Uber (Uber Stock Quote, Chart, News NYSE:UBER) has seen its ride-sharing service fly out the proverbial car window during the COVID-19 crisis but investors should be looking further down the road and seeing the company’s vast potential, says Rick Stuchberry, portfolio manager at Wellington-Altus Private Wealth.
Stuchberry says the footprint Uber has laid out so far is impressive.
“100 million customers,” Stuchberry said to BNN Bloomberg on Tuesday. “You know, the ride sharing thing is sort of dead for the time being, but Uber Eats is doing well and when you have that kind of critical mass there the opportunities are enormous.”
Uber launched its public offering last year to much fanfare and a disappointing follow-through, as investors began shying away from yet another tech company with growing revenue but with profits still a distant dream.
UBER finished 2019 down 29 per cent but the stock started to pick up ground in the new year, climbing almost all the way back to its IPO price of $42 per share by mid-February.
The momentum came as the company released early February quarterly numbers which saw strong revenue growth and a bumped ahead profitability forecast from management.
Uber’s fourth quarter saw its EPS loss decrease to $0.64 per share, better than expected by analysts at a loss of $0.68 per share, while revenue came in at $4.07 billion versus the expected $4.06 billion.
Perhaps more important was the forecast by management aiming for EBITDA profitability by Q4 2020 rather than the previous guidance of sometime in 2021. Uber’s share price jumped on the news.
But we all know how the story has played out since mid-February, with the market collapse and virtual shutdowns of economies worldwide in the face of COVID-19. Uber’s ride-sharing service has been hit hard, with the company saying that bookings are down by upwards of 70 per cent in some areas.
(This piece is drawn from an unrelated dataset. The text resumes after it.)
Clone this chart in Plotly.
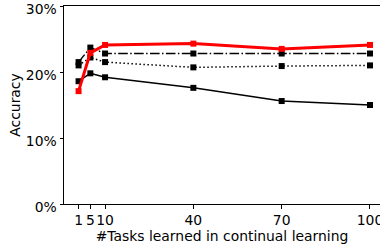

Yet not only does the company have huge cash reserves of $10 billion to keep it afloat while the pandemic persists, it has other segments on the go including UberEats, which the company keeps expanding internationally.
Last week, Uber announced the launch of Uber Eats for businesses, giving employers a way to serve up grub to employees working from home, and then, this week Uber expanded to offering telephone orders in the United States for food delivery, a complement to its phone ride-hailing service also launched recently in the US to allow those low-tech users to speak to a human operator instead of using a smartphone app.
Stuchberry says Uber is solidifying its position in the market, regardless of the COVID-19 environment and should do well longer term.
“We just put the [Uber] position on and this is a small position — we're not betting the farm here because the market could be sideways for a period of time,” Stuchberry said.
“But I think it's an opportunity to take advantage of some pretty significant pullbacks.”
“We think coming out the other side these are going to be places where money gets focused,” he said.